We took Tabitha and Whitney with us.
Today we went to visit friends, one of whom is in the advanced stages of Motor Neurone Disease. I was very pleased to see that he was not as ill looking as I expected.
I had a brief talk with his wife about how most people have abandoned them. She was especially unsettled and confused that the people from church were the first to abandon them.
My response was that people are afraid and they especially fear what is happening to this couple and that their spiritual beliefs did not make them immune, particularly when those beliefs have not involved personal inner change. Meaning they talk the talk but cannot walk the walk.

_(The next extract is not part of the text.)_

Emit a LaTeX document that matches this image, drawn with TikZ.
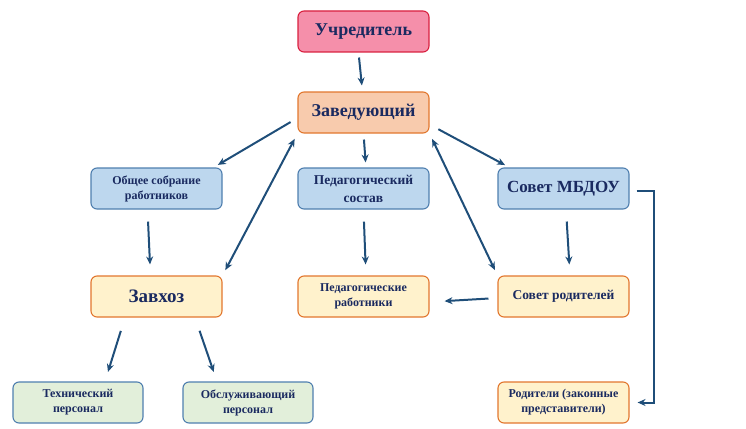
\documentclass[tikz,border=0pt]{standalone}
\usepackage{fontspec}
\setmainfont{Liberation Serif}
\usepackage{tikz}
\usetikzlibrary{arrows.meta}
\definecolor{txtnavy}{HTML}{1A2A60}
\definecolor{arrblue}{HTML}{1F4E79}
\definecolor{pinkfill}{HTML}{F58FAA}
\definecolor{pinkline}{HTML}{D9203F}
\definecolor{orfill}{HTML}{F8CBAD}
\definecolor{orline}{HTML}{E2772E}
\definecolor{bluefill}{HTML}{BDD7EE}
\definecolor{blueline}{HTML}{4F7FAF}
\definecolor{yelfill}{HTML}{FFF2CC}
\definecolor{grnfill}{HTML}{E2EFDA}

\begin{document}
\begin{tikzpicture}[x=1pt,y=-1pt,
	box/.style={rounded corners=6pt, line width=1.1pt, minimum width=131pt, minimum height=41pt,
		align=center, text=txtnavy, inner sep=2pt},
	head/.style={box, fill=pinkfill, draw=pinkline},
	chief/.style={box, fill=orfill, draw=orline},
	council/.style={box, fill=bluefill, draw=blueline},
	staff/.style={box, fill=yelfill, draw=orline},
	crew/.style={box, fill=grnfill, draw=blueline, minimum width=130pt},
	big/.style={font=\bfseries\fontsize{18}{20}\selectfont},
	mid/.style={font=\bfseries\fontsize{13.5}{18}\selectfont},
	small/.style={font=\bfseries\fontsize{12}{15}\selectfont},
	arr/.style={-{Stealth[length=8pt,width=7pt]}, line width=2pt, draw=arrblue},
	both/.style={arr, {Stealth[length=8pt,width=7pt]}-{Stealth[length=8pt,width=7pt]}}]
	\useasboundingbox (0,0) rectangle (746,428);
	% boxes
	\node[head, big] (uch) at (363.5,31.5) {Учредитель};
	\node[chief, big] (zav) at (363.5,112.5) {Заведующий};
	\node[council, small] (obsh) at (156.5,188.5) {Общее собрание\\ работников};
	\node[council, mid] (ped) at (363.5,188.5) {Педагогический\\ состав};
	\node[council, font=\bfseries\fontsize{17}{20}\selectfont] (sovet) at (563.5,188.5) {Совет МБДОУ};
	\node[staff, font=\bfseries\fontsize{19}{22}\selectfont] (zavhoz) at (156.5,296.5) {Завхоз};
	\node[staff, small] (pedrab) at (363.5,296.5) {Педагогические\\ работники};
	\node[staff, mid] (sovrod) at (563.5,296.5) {Совет родителей};
	\node[crew, small] (tech) at (78,402.5) {Технический\\ персонал};
	\node[crew, small] (obsl) at (248,402.5) {Обслуживающий\\ персонал};
	\node[staff, small] (rod) at (563.5,402.5) {Родители (законные\\ представители)};
	% arrows
	\draw[arr, shorten <=5pt, shorten >=6pt] ([xshift=-5pt]uch.south) -- ([xshift=-1pt]zav.north);
	\draw[arr, shorten <=8pt, shorten >=5pt] ([yshift=-5.5pt]zav.west) -- ([xshift=-9pt]obsh.north east);
	\draw[arr, shorten <=6pt, shorten >=5pt] (zav.south) -- ([xshift=2.5pt]ped.north);
	\draw[arr, shorten <=10pt, shorten >=5pt] ([yshift=-12pt]zav.east) -- ([xshift=12pt]sovet.north west);
	\draw[both, shorten <=6pt, shorten >=6pt] (zavhoz.north east) -- (zav.south west);
	\draw[both, shorten <=6pt, shorten >=6pt] (sovrod.north west) -- (zav.south east);
	\draw[arr, shorten <=12pt, shorten >=11pt] ([xshift=-9pt]obsh.south) -- ([xshift=-6pt]zavhoz.north);
	\draw[arr, shorten <=12pt, shorten >=11pt] (ped.south) -- ([xshift=2.5pt]pedrab.north);
	\draw[arr, shorten <=12pt, shorten >=11pt] ([xshift=2.5pt]sovet.south) -- ([xshift=6.5pt]sovrod.north);
	\draw[arr, shorten <=9pt, shorten >=15pt] ([yshift=-1.5pt]sovrod.west) -- ([yshift=-5.5pt]pedrab.east);
	\draw[arr, shorten <=14pt, shorten >=10pt] ([xshift=-31.5pt]zavhoz.south) -- ([xshift=27pt]tech.north);
	\draw[arr, shorten <=14pt, shorten >=10pt] ([xshift=38.5pt]zavhoz.south) -- ([xshift=-31pt]obsl.north);
	\draw[arr, shorten <=7pt, shorten >=8pt] ([yshift=-2.5pt]sovet.east) -- ++(24,0) |- (rod.east);
\end{tikzpicture}
\end{document}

Terribly sad but my two friends are growing daily thru this. I am not one of those that think this was their destinty, that this was meant to be. No. We have bodies and as such are frail and what happens, happens. It is what we choose to do with what happens and how we learn from it that counts. I do not bleieve they are learning lessons 'prescribed for them in some cosmic plan'. Not at all. I think those beliefs, along with 'it's God's Will' are borne of fear not rational thinking. I wonder if they ever stop to think about the sort of God that would cause such pain and suffering. I don't believe such a God exists.
Now to the title of this entry: WTF? Last night I had a night terror. Not had one for ages. I was almost out of bed, screaming but still asleep. John soothed me awake. I didn't recall it until later today when I asked him if this had happened. It had. I do not recall the events of the dream either, I just know I was terrified.
With the lack of good sleep recently, the not so smooth mood, and now this, I am wondering if anything is bubbling up in me. I truly hope not. Surely I emptied it all out already? Perhaps it's just what I wrote about the other day - life is very good and I am not used to that and it makes me fearful. Just did a google search and it said this: In addition to night terrors, some adult night terror sufferers have many of the characteristics of abused and depressed individuals including inhibition of aggression, self-directed anger, passivity, anxiety, impaired memory,, and the ability to ignore pain..
Well, I am not depressed, nor am I passive any longer. My memory is crap and I survive by ignoring pain!
The second WTF? is that my hands have decided to pack up. They hurt liek hell, I have taken a full does of drugs, and have had to stop knititng. I only do that when I truly just can't keep going.Typing invloves different movements and different pains.
This blog has turned out to be much much more than I ever would have thought and I am sure iut is stillmore than I can think of. When I started it, I didn';t really know what it was for other than to show off my dogs and knititng. then i strarted to write aboutmy history and my daily happeneigs. this had many effects. It gave me the oulet i needed to tell my story. To be heard. to have witnesses. It helped others in the process. It also serves as a record for me to see my progress on an emtional/ spiritual level and as a record of my physical health. The latter being quite important as I tend ot minimize and forget too. Having it written here helps me see the progression of it and helps me know what to tell my dr.